José Luiz: Sim, isto é muito grave. O problema maior no campo da educação é que esta se transformou, nesta sociedade de consumo, em um produto, e o estudante em um consumidor. Isto é o fim da escola. A pior conseqüência é que o estudante, muitas vezes, acredita que o objetivo do curso é o diploma e não o aprendizado. Isto é uma grande ilusão. Ora, se o objetivo é o diploma, o professor o aprendizado o curso enfim, passa a ser um obstáculo para se chegar ao diploma. Perde-se a percepção de que é o aprendizado que importa. Assim, em uma típica inútil relação de consumo o aluno compra a prazo seu diploma para depois pendurar na parede de sua casa. Existem cursos em que alguns estudantes saem piores do que entraram, em outros alguns saem ilesos.

O pior de tudo é quando encontramos estudantes que não querem saber: em meio a tanta informação disponível vivemos o fenômeno da incuriosidade.
Há possibilidade de reverter esse quadro? Como abordar este tema na escola? 
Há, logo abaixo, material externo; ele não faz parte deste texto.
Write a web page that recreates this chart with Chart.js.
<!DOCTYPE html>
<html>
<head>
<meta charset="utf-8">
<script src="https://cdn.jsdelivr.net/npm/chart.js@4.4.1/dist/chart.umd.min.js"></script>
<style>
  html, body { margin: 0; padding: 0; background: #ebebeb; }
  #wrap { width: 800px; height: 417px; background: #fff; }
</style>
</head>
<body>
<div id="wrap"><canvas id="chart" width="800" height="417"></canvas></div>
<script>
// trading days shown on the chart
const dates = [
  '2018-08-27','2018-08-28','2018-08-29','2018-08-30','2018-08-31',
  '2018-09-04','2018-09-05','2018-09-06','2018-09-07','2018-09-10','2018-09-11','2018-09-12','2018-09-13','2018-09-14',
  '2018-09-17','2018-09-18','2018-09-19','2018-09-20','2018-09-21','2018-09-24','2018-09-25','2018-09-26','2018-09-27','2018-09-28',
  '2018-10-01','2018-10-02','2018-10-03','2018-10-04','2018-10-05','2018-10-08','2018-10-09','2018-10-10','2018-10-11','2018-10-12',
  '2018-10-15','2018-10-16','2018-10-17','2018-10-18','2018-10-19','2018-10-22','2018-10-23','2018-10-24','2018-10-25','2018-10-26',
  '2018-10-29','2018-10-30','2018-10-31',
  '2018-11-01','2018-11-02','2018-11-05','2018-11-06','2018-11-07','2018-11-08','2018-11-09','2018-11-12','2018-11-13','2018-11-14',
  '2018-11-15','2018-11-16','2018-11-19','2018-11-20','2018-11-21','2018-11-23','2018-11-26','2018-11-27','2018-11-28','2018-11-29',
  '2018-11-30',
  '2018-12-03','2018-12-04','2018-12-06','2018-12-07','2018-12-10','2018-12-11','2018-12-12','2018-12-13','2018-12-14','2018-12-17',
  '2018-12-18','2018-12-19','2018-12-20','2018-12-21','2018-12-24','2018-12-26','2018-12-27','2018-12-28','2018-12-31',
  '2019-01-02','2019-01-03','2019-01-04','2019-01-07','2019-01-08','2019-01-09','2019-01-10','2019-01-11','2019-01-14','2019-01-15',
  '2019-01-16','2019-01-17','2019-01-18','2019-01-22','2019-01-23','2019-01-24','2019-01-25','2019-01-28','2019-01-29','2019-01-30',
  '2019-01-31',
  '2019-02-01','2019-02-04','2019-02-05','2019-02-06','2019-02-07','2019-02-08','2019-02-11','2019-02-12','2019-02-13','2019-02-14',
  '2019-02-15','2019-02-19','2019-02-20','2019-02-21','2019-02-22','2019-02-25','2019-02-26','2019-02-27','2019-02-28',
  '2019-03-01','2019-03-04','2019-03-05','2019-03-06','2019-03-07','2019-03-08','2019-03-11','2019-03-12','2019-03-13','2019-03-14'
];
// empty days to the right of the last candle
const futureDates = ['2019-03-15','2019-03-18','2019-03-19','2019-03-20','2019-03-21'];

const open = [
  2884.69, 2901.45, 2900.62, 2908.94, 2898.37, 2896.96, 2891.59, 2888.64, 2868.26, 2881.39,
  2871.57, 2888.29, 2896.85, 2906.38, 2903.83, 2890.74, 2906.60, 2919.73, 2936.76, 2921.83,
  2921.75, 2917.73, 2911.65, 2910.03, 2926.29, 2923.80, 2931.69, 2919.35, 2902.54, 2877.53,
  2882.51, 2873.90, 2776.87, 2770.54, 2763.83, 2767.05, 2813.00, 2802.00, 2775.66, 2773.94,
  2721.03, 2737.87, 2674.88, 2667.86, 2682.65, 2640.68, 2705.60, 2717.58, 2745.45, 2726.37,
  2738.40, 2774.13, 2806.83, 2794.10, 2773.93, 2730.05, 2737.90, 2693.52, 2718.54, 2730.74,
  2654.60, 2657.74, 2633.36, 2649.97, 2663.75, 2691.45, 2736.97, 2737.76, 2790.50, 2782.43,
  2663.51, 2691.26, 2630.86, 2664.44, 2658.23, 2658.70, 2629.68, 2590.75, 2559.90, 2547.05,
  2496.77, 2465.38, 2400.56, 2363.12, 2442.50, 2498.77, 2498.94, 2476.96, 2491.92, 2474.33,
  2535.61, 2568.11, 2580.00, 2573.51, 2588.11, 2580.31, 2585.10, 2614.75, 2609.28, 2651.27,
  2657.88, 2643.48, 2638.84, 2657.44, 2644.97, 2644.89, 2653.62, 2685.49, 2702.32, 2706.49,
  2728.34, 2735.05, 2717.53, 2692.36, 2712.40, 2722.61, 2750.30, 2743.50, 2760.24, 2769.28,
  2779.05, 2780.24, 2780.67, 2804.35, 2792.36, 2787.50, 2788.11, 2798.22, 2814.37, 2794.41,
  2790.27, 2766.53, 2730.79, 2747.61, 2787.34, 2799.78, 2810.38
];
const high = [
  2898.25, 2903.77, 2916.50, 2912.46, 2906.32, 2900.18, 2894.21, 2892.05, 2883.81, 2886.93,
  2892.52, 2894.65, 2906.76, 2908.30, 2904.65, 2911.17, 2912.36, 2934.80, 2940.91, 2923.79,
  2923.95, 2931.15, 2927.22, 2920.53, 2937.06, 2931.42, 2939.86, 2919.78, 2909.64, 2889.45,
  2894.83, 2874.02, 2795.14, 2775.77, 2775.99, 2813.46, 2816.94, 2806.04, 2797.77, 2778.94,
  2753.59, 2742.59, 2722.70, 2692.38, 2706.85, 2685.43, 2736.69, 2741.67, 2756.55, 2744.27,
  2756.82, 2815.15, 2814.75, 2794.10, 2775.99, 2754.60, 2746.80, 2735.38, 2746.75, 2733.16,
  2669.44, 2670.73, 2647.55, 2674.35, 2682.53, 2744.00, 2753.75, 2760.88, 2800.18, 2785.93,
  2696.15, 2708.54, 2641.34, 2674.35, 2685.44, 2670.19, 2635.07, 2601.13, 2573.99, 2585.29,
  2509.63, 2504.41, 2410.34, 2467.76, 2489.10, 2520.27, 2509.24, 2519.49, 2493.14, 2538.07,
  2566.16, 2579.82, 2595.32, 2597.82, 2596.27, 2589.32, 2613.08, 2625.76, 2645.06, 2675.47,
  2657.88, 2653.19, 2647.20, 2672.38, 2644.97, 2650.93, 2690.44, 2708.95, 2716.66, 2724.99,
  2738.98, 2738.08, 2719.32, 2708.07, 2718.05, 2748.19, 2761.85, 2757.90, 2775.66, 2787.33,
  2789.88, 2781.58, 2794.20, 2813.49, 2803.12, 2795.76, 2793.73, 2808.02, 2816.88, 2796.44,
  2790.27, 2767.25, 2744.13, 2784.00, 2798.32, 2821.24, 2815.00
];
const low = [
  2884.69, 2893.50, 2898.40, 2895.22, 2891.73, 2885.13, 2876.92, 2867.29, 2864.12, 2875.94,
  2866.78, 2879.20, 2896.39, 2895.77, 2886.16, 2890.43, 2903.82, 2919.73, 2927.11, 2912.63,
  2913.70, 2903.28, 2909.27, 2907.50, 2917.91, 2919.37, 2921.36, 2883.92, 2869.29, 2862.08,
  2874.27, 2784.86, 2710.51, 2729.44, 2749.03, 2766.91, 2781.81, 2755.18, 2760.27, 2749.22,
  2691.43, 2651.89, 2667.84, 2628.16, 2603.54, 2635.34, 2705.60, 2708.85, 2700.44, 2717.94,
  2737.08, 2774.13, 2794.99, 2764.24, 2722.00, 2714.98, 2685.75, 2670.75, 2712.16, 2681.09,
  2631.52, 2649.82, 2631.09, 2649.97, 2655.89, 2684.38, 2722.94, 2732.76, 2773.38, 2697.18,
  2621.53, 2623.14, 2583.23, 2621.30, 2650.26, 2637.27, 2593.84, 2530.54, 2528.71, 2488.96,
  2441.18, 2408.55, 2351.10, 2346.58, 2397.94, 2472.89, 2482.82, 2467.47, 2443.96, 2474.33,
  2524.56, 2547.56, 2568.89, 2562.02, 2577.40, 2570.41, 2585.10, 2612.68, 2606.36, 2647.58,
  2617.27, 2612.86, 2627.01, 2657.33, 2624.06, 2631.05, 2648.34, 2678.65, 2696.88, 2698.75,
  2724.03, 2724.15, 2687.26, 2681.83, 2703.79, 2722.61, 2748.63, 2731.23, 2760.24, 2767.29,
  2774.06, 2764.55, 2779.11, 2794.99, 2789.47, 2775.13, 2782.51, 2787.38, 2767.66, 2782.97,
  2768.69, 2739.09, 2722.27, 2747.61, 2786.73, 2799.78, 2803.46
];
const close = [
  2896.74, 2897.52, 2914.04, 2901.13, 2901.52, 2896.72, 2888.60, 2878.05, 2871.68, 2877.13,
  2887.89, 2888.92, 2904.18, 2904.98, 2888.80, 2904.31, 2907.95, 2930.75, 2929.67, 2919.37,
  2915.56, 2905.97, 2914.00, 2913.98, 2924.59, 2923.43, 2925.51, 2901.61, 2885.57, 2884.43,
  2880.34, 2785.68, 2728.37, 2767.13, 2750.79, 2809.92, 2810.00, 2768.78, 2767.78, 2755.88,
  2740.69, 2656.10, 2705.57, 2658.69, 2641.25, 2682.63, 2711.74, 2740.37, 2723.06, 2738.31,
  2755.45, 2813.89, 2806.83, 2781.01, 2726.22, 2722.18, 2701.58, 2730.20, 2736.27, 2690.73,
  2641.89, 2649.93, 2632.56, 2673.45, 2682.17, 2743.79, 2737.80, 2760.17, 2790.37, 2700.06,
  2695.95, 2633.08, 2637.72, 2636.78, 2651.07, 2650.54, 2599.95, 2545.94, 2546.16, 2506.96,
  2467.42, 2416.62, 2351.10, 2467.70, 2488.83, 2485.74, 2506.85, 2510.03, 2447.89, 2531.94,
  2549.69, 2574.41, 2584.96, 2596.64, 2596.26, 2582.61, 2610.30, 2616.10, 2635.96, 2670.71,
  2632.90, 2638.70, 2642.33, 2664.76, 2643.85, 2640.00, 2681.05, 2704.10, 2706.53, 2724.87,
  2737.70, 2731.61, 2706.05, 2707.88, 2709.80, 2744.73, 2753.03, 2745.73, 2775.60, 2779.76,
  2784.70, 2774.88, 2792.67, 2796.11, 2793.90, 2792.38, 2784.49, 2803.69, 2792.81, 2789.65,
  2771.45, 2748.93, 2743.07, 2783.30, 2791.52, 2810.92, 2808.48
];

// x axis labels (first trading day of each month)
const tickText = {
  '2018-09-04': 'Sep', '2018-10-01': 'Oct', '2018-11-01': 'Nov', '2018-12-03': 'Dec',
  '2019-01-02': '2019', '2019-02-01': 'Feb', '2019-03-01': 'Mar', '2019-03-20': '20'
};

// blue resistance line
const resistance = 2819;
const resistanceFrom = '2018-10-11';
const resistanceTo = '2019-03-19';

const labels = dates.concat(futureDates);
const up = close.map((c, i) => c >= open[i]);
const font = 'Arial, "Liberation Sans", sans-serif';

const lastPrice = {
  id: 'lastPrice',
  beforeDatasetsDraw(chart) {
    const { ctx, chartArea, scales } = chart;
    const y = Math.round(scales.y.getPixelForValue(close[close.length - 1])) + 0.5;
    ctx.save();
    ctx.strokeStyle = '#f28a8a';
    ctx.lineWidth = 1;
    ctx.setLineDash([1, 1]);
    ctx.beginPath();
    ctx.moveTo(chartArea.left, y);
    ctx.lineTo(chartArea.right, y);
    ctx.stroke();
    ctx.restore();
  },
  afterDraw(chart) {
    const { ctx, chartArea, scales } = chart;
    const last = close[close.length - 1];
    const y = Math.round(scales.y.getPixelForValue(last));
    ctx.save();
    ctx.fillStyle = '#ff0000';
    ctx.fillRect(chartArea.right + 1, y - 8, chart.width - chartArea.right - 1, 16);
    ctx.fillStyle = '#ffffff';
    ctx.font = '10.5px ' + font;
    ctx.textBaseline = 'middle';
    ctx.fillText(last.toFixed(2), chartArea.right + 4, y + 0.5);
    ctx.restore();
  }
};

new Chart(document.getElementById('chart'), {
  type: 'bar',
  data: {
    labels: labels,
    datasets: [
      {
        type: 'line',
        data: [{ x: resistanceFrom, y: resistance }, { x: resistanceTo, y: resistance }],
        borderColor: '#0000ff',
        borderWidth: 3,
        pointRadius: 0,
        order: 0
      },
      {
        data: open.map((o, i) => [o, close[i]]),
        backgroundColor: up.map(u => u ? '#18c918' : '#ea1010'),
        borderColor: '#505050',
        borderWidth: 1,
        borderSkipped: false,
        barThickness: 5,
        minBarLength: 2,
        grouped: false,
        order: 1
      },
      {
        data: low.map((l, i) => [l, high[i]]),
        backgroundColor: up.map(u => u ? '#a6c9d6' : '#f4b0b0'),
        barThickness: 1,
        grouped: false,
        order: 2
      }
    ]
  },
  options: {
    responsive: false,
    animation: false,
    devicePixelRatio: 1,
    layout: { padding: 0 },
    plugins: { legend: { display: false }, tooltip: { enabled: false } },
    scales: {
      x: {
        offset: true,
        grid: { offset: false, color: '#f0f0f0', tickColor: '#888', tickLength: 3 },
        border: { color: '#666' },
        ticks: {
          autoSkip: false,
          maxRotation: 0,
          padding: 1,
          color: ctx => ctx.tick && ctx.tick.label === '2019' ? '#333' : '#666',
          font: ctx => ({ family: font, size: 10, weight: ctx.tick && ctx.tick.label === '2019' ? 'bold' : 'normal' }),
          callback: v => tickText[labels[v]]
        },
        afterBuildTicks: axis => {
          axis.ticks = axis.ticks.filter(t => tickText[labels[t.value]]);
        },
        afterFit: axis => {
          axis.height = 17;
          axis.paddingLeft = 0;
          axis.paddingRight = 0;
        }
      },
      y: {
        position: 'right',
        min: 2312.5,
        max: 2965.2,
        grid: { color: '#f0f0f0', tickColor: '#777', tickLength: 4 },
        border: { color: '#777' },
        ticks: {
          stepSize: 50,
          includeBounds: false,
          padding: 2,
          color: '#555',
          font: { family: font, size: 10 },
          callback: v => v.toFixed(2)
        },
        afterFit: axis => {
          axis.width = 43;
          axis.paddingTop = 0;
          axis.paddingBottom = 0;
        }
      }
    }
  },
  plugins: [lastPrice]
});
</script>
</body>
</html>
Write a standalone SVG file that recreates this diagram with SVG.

José Luiz: É claro que é possível reverter: precisamos refundar nossa sociedade. Precisamos de solidariedade, fraternidade, diálogo, diálogo, diálogo... Não precisamos de tantas bugigangas, de tanto consumo; não precisamos do egoísmo e a competição deve ficar para os esportes, espaço onde penso até que ponto esta competição é mesmo necessária. Talvez nos esportes devessemos, também, pensar mais na diversão e no desenvolvimento de outras habilidade e percepções que sua redução na busca da vitória sempre.